Demetriou was in Tasmania a day after announcing on the Gold Coast that the Queensland tourist strip would have a team in the AFL starting in 2011.
The league is also committed to a second Sydney team entering the competition in 2012.
The potential financial boon to the AFL from those plans was emphasised when AFL chief operating officer Gillon McLachlan revealed the league was hoping to reap $1 billion for its next television rights deal.
The current five-year agreement, which expires at the end of 2011, is worth $780 million.
"I'd like to think we could get $1 billion," McLachlan told the AFL website on Wednesday.
"There's no doubt that the value of our content continues to get stronger and despite the tough economic conditions for media companies we're very confident in our product."
He said the planned expansion was a necessity "for the prosperity of our existing 16 clubs".
The Tasmanian government had tried to force their way in, submitting an unsolicited bid to the AFL while running a public relations campaign and developing a business model for their own club.
In a joint press conference with Bartlett, Demetriou acknowledged that while there were no plans for a Tasmanian team, the process had strengthened the AFL's relationship with the island state.
He said Tasmania was next in line, if the competition ever expanded beyond the planned 18-team format or a Victorian club relocated.
"If in the future there was another AFL football club, the next port of call would have to be Tasmania," Demetriou said.
"I can't speak for what may happen in the future, things do change.

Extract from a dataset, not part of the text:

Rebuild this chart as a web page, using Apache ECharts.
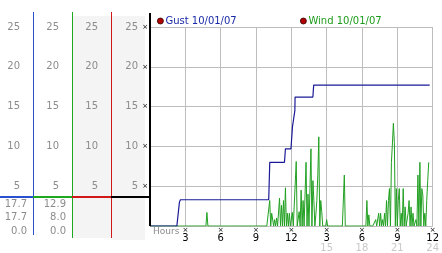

"You could never say that there wouldn't be 19 or 20 teams in the competition, you could never say that a team might (not) decide Tasmania will be their new home."
He said the $200,000 of taxpayer money spent by the government on the bid had been worthwhile.
Tasmania received the AFL's written response to the bid on Monday but Demetriou and Bartlett refuse to publicly detail the feedback except to say it included suggestions to do with membership, corporate and stadium issues.
The dashing of Tasmania's immediate hopes strengthens Hawthorn's appeal to the state government to extend their sponsorship of the reigning premiers beyond 2011.
Demetriou said the partnership between Hawthorn and Tasmania was very important for the state.
"Everyone is winning at the moment as we see it, and at the moment there is great upside for the government, for the people of Tasmania and for Hawthorn," Demetriou said.